But the cost — physical, emotional, and financial — of these moves and our attempts to forge a life together cannot be understated.

Our peers are settling down, buying homes, having or adopting children, going to grad school, starting businesses, and otherwise stepping into their adult lives.

All of these things, we'd love to do. Dreams we've shared that have been denied by our broken immigration system that does not recognize us as family.

Each year that goes by gets more and difficult and the problems compound. He hasn't seen his much beloved-grandparents in years. I'm increasingly frustrated by my country's refusal to make our situation right. My family traces its roots in the U.S. back to the 18th century. We had land grants in Michigan signed by James Monroe.

Not that any of this should matter.

I'm an American citizen. Born in Pennsylvania, raised in the midwest by midwest--born American citizens. I have no out-sized sense of entitlement here. I'm lucky to have been raised by loving parents in a good home in relative affluence under the rights and privileges of American democracy. And yet the very promise of that democracy is denied to my partner of nine years.

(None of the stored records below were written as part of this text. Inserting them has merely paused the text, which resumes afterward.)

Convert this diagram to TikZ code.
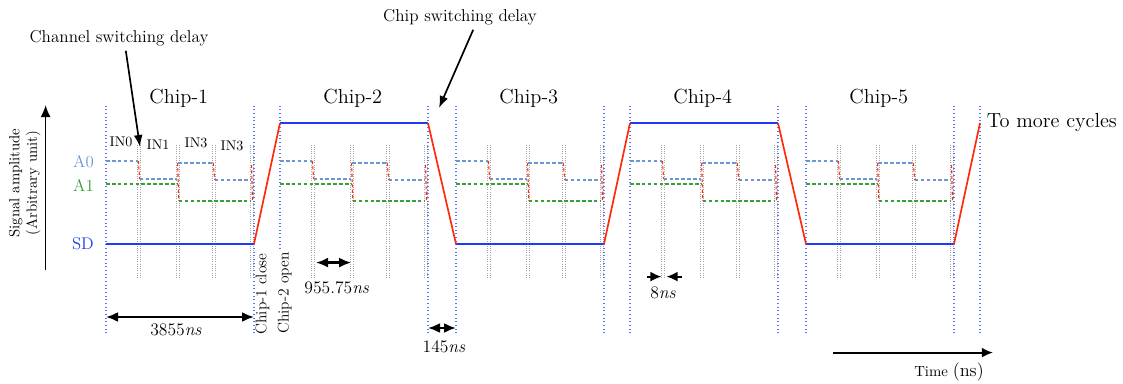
\documentclass[tikz,border=0pt]{standalone}
\usetikzlibrary{arrows.meta,calc}
\definecolor{sdblue}{HTML}{1E3CF0}
\definecolor{aoblue}{HTML}{6A96D2}
\definecolor{aigreen}{HTML}{3A9E3A}
\definecolor{rampred}{HTML}{FF2A0A}
\definecolor{edgeblue}{HTML}{5A78F5}
\definecolor{edgegray}{HTML}{A5A5A5}
\tikzset{
  sdline/.style={draw=sdblue, line width=1.9pt},
  rampline/.style={draw=rampred, line width=1.2pt},
  aoline/.style={draw=aoblue, line width=.8pt, dash pattern=on 2.6pt off 1.6pt},
  ailine/.style={draw=aigreen, line width=.8pt, dash pattern=on 2.6pt off 1.6pt},
  swline/.style={draw=rampred, line width=.8pt, dash pattern=on 2.2pt off 1.6pt},
  chipedge/.style={draw=edgeblue, line width=.8pt, dash pattern=on .6pt off 2pt},
  chanedge/.style={draw=edgegray, line width=.6pt, dash pattern=on .6pt off 1pt},
  dimarrow/.style={{Latex[length=3mm,width=2.5mm]}-{Latex[length=3mm,width=2.5mm]},
    line width=1.6pt},
  tickarrow/.style={-{Latex[length=2.8mm,width=2.5mm]}, line width=1.5pt},
  callout/.style={-{Latex[length=3mm,width=2.2mm]}, line width=1.2pt},
  axisarrow/.style={-{Latex[length=3mm,width=2.5mm]}, line width=1.2pt},
  chiptitle/.style={font=\fontsize{14.5}{16}\selectfont},
  calltext/.style={font=\fontsize{12.2}{14}\selectfont},
  dimtext/.style={font=\fontsize{12.5}{14}\selectfont},
  levtext/.style={font=\fontsize{12}{14}\selectfont, anchor=east},
  chantext/.style={font=\fontsize{10}{12}\selectfont},
  sidetext/.style={font=\fontsize{11}{13}\selectfont, rotate=90}
}

\begin{document}
\begin{tikzpicture}[x=1cm,y=1cm]
  \useasboundingbox (0,0) rectangle (28.075,9.575);
  % one block per chip: start x / SD level
  \foreach \s/\lev [count=\k] in {2.65/3.475,7.00/6.50,11.40/3.475,15.75/6.50,20.15/3.475} {
    \foreach \o in {.825,1.80,2.70,3.65} {
      \draw[chanedge] (\s+\o-.04,2.625) -- (\s+\o-.04,5.95);
      \draw[chanedge] (\s+\o+.04,2.625) -- (\s+\o+.04,5.95);
    }
    \draw[chipedge] (\s,1.25) -- (\s,6.95);
    \draw[chipedge] (\s+3.70,1.25) -- (\s+3.70,6.95);
    \draw[aoline] (\s,5.55) -- (\s+.81,5.55) (\s+.84,5.10) -- (\s+1.78,5.10)
      (\s+1.81,5.50) -- (\s+2.68,5.50) (\s+2.72,5.075) -- (\s+3.63,5.075);
    \draw[ailine] (\s,4.975) -- (\s+1.78,4.975) (\s+1.82,4.55) -- (\s+3.63,4.55);
    \draw[swline] (\s+.81,5.55) -- (\s+.84,5.10) (\s+1.79,5.50) -- (\s+1.82,4.55)
      (\s+2.68,5.50) -- (\s+2.72,5.075) (\s+3.64,5.45) -- (\s+3.66,4.55);
    \coordinate (sd\k a) at (\s,\lev);
    \coordinate (sd\k b) at (\s+3.70,\lev);
    \draw[sdline] (sd\k a) -- (sd\k b);
    \node[chiptitle] (chip\k) at (\s+1.82,7.125) {Chip-\k};
  }
  \coordinate (more) at (24.50,6.50);
  \draw[chipedge] (24.50,1.25) -- (24.50,6.95);
  \draw[rampline] (sd1b) -- (sd2a) (sd2b) -- (sd3a) (sd3b) -- (sd4a)
    (sd4b) -- (sd5a) (sd5b) -- (more);
  \node[font=\fontsize{14.5}{16}\selectfont, anchor=west] (cycles) at (24.55,6.50) {To more cycles};

  % levels and axis
  \node[levtext, text=aoblue] (lvA0) at (2.47,5.53) {A0};
  \node[levtext, text=aigreen] (lvA1) at (2.47,4.95) {A1};
  \node[levtext, text=sdblue] (lvSD) at (2.47,3.475) {SD};
  \coordinate (ybase) at (1.14,2.825);
  \coordinate (ytop) at (1.14,6.95);
  \draw[axisarrow] (ybase) -- (ytop);
  \node[font=\fontsize{10.5}{12.5}\selectfont, rotate=90, align=center] (ylab)
    at (.62,5.0) {Signal amplitude\\(Arbitrary unit)};

  \node[chantext] (in0) at (3.025,6.025) {IN0};
  \node[chantext] (in1) at (3.95,5.95) {IN1};
  \node[chantext] (in3a) at (4.90,6.00) {IN3};
  \node[chantext] (in3b) at (5.80,5.925) {IN3};

  % callouts
  \node[calltext] (chdelay) at (2.975,8.625) {Channel switching delay};
  \coordinate (chtip) at (3.50,5.90);
  \draw[callout] ($(chdelay.south)+(.17,0)$) -- (chtip);
  \node[calltext] (swdelay) at (11.50,9.15) {Chip switching delay};
  \coordinate (swtip) at (10.975,6.875);
  \draw[callout] ($(swdelay.south)+(.33,0)$) -- (swtip);

  \node[sidetext] (close1) at (6.56,2.225) {Chip-1 close};
  \node[sidetext, fill=white, inner sep=1pt] (open2) at (7.12,2.25) {Chip-2 open};

  % durations
  \coordinate (w1a) at (2.65,1.65);
  \coordinate (w1b) at (6.35,1.65);
  \draw[dimarrow] (w1a) -- (w1b);
  \node[dimtext] (w1) at (4.40,1.33) {3855\textit{ns}};
  \coordinate (w2a) at (7.90,3.01);
  \coordinate (w2b) at (8.78,3.01);
  \draw[dimarrow] (w2a) -- (w2b);
  \node[dimtext] (w2) at (8.42,2.39) {955.75\textit{ns}};
  \coordinate (w3a) at (10.70,1.375);
  \coordinate (w3b) at (11.40,1.375);
  \draw[dimarrow] (w3a) -- (w3b);
  \node[dimtext] (w3) at (11.10,0.90) {145\textit{ns}};
  \coordinate (w4a) at (16.18,2.66);
  \coordinate (w4b) at (16.54,2.66);
  \coordinate (w4c) at (17.05,2.66);
  \coordinate (w4d) at (16.66,2.66);
  \draw[tickarrow] (w4a) -- (w4b);
  \draw[tickarrow] (w4c) -- (w4d);
  \node[dimtext] (w4) at (16.575,2.26) {8\textit{ns}};

  \coordinate (t0) at (20.825,0.76);
  \coordinate (t1) at (24.825,0.76);
  \draw[tickarrow, line width=1.4pt] (t0) -- (t1);
  \node (tlab) at (23.725,0.28) {\fontsize{10.5}{12}\selectfont Time \fontsize{13}{14}\selectfont(ns)};
\end{tikzpicture}
\end{document}
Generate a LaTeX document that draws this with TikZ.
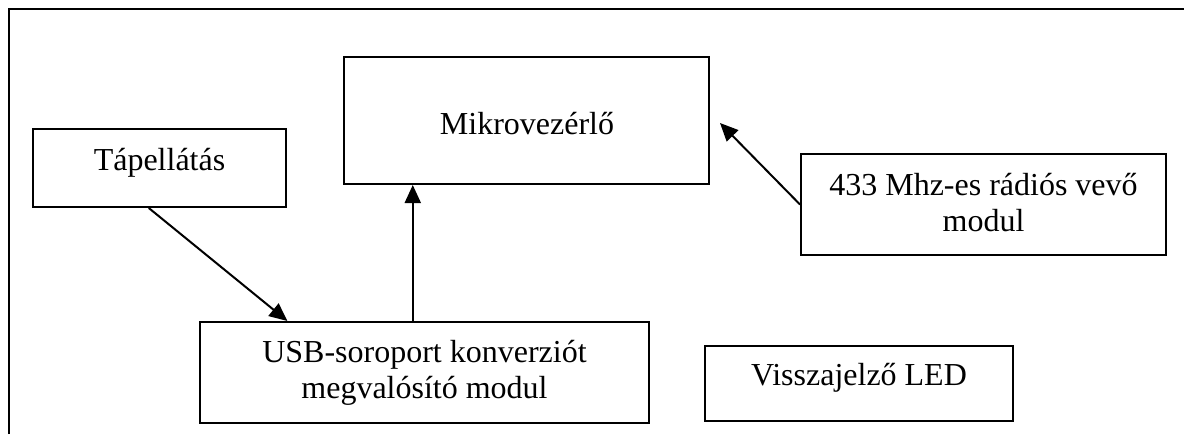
\documentclass[tikz,border=0pt]{standalone}
\usepackage{fontspec}
\setmainfont{Liberation Serif}
\usetikzlibrary{arrows.meta,calc}
\tikzset{
  box/.style={draw=black, line width=2pt, rectangle, inner sep=0pt, fill=none},
  lbl/.style={anchor=base, inner sep=0pt, align=center, font=\fontsize{32}{36}\selectfont},
  arr/.style={line width=2pt, -{Triangle[length=18pt,width=16pt]}},
  frame/.style={line width=2.2pt}
}
\begin{document}
\begin{tikzpicture}[x=1pt,y=-1pt]
\useasboundingbox (0,0) rectangle (1184,434);
\fill[white] (0,0) rectangle (1184,434);
% outer frame (only top and left edges visible)
\coordinate (fbl) at (9,434);
\coordinate (ftl) at (9,9);
\coordinate (ftr) at (1184,9);
\draw[frame] (fbl) -- (ftl) -- (ftr);
% boxes
\node[box, minimum width=253pt, minimum height=78pt] (tap) at (159.5,168) {};
\node[box, minimum width=365pt, minimum height=127pt] (mikro) at (526.5,120.5) {};
\node[box, minimum width=365pt, minimum height=101pt] (radio) at (983.5,204.5) {};
\node[box, minimum width=449pt, minimum height=101pt] (usb) at (424.5,372.5) {};
\node[box, minimum width=308pt, minimum height=75pt] (led) at (859,383.5) {};
% texts (base = baseline of the last line)
\node[lbl] (tapt) at (159.5,170) {Tápellátás};
\node[lbl] (mikrot) at (527,134) {Mikrovezérlő};
\node[lbl] (radiot) at (983.5,231) {433 Mhz-es rádiós vevő\\modul};
\node[lbl] (usbt) at (424.5,398) {USB-soroport konverziót\\megvalósító modul};
\node[lbl] (ledt) at (859,385) {Visszajelző LED};
% connectors
\coordinate (tapout) at ($(tap.south west)!0.458!(tap.south east)$);
\coordinate (usbin) at ($(usb.north west)!0.196!(usb.north east)$);
\draw[arr] (tapout) -- (usbin);
\coordinate (usbout) at ($(usb.north west)!0.474!(usb.north east)$);
\draw[arr] (usbout) -- (usbout |- mikro.south);
\coordinate (radioout) at (radio.west);
\coordinate (mikroin) at ($(mikro.east)+(10,2.5)$);
\draw[arr] (radioout) -- (mikroin);
\end{tikzpicture}
\end{document}
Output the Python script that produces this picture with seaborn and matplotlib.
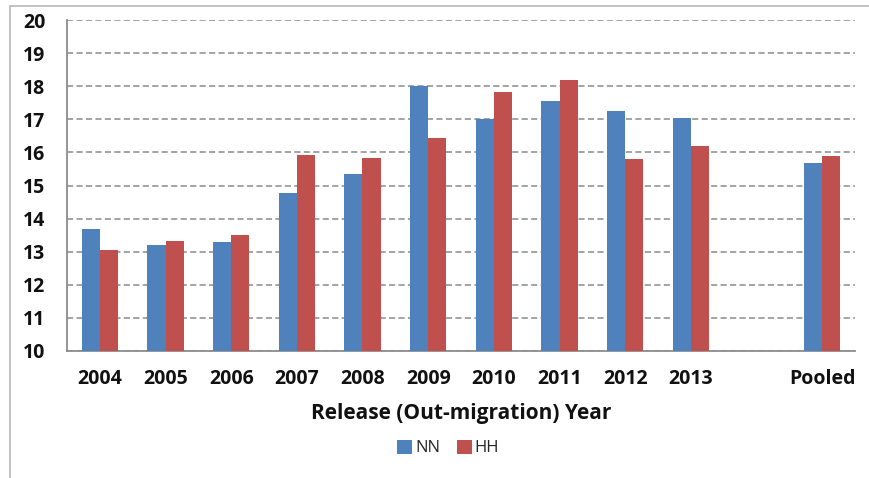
import matplotlib
matplotlib.use("Agg")
import matplotlib.pyplot as plt
from matplotlib.lines import Line2D
from matplotlib.patches import Patch
import seaborn as sns
import pandas as pd
import numpy as np

categories = ["2004", "2005", "2006", "2007", "2008", "2009", "2010", "2011", "2012", "2013", " ", "Pooled"]
nn_values = [13.68, 13.20, 13.30, 14.77, 15.34, 18.00, 17.00, 17.56, 17.25, 17.03, None, 15.69]
hh_values = [13.04, 13.33, 13.50, 15.92, 15.84, 16.45, 17.81, 18.18, 15.79, 16.20, None, 15.90]
series = ["NN", "HH"]
colors = ["#4F81BD", "#C0504D"]
y_ticks = [10, 11, 12, 13, 14, 15, 16, 17, 18, 19, 20]
x_label = "Release (Out-migration) Year"

rows = []
for c, n, h in zip(categories, nn_values, hh_values):
    if n is not None:
        rows.append({"cat": c, "group": "NN", "value": n})
    if h is not None:
        rows.append({"cat": c, "group": "HH", "value": h})
df = pd.DataFrame(rows)

sns.set_style("white")
plt.rcParams["font.family"] = ["Open Sans", "DejaVu Sans"]

fig = plt.figure(figsize=(8.7, 4.78), dpi=100)
ax = fig.add_axes([67 / 870, 1 - 351 / 478, (855 - 67) / 870, (351 - 20) / 478])

sns.barplot(data=df, x="cat", y="value", hue="group", order=categories,
            hue_order=series, palette=colors, width=0.55, gap=0, saturation=1,
            ax=ax, legend=False, edgecolor="none", linewidth=0, zorder=3)

ax.set_ylim(10, 20)
ax.set_xlim(-0.5, len(categories) - 0.5)
ax.set_yticks(y_ticks)
ax.set_yticklabels([str(t) for t in y_ticks], fontsize=14, fontweight="bold", color="#111111")

ax.set_xticks(np.arange(len(categories)))
ax.set_xticklabels([c.strip() for c in categories], fontsize=14, fontweight="bold", color="#111111")
ax.set_xticks(np.arange(len(categories) + 1) - 0.5, minor=True)
ax.tick_params(axis="x", which="major", length=0, pad=13)
ax.tick_params(axis="x", which="minor", length=5, width=1.2, color="#8c8c8c", direction="out")
ax.tick_params(axis="y", which="major", length=6.5, width=1.2, color="#8c8c8c", direction="out", pad=9)

ax.yaxis.grid(True, linestyle=(0, (4, 2.2)), color="#8a8a8a", linewidth=1.1, zorder=0)
ax.set_axisbelow(True)

for s in ["top", "right"]:
    ax.spines[s].set_visible(False)
for s in ["left", "bottom"]:
    ax.spines[s].set_visible(True)
    ax.spines[s].set_color("#8c8c8c")
    ax.spines[s].set_linewidth(1.3)

ax.set_ylabel("")
ax.set_xlabel(x_label, fontsize=15, fontweight="bold", color="#111111", labelpad=10)

handles = [Patch(facecolor=colors[0], edgecolor="none"), Patch(facecolor=colors[1], edgecolor="none")]
fig.legend(handles, series, loc="center", bbox_to_anchor=(448 / 870, 1 - 448 / 478),
           ncol=2, frameon=False, fontsize=12, handlelength=0.9, handleheight=0.9,
           handletextpad=0.15, columnspacing=1.0, borderpad=0)

# figure border lines (left and top)
fig.add_artist(Line2D([10 / 870, 10 / 870], [0, 1 - 6 / 478], color="#bdbdbd", linewidth=1.3, transform=fig.transFigure))
fig.add_artist(Line2D([10 / 870, 1], [1 - 6 / 478, 1 - 6 / 478], color="#bdbdbd", linewidth=1.3, transform=fig.transFigure))

fig.savefig("out.png", dpi=100)
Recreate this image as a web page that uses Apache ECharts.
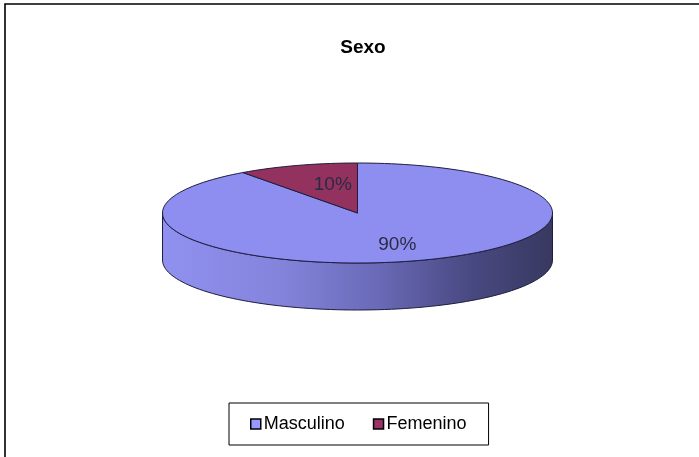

As he and I celebrate our ninth anniversary, I want to ask something of you. There is one national organization with the legal and lobbying prowess to fix the immigration system for same-sex partners — Immigration Equality. After years of volunteering with them, at the dawn of their Washington-focused Action Fund, I joined the staff. We need your support.

Political work -- grassroots mobilizing, lobbying -- is incredibly expensive work. We're up against extremely well funded organizations. To stay in the game, we need your help.

Honor our relationship with a monthly contribution to the Action Fund today. Give what feels right but perhaps $36 per month for the 36,000 relationships like ours. Or, if you are feeling especially generous, you can can make a donation of $90 a month to honor our nine years.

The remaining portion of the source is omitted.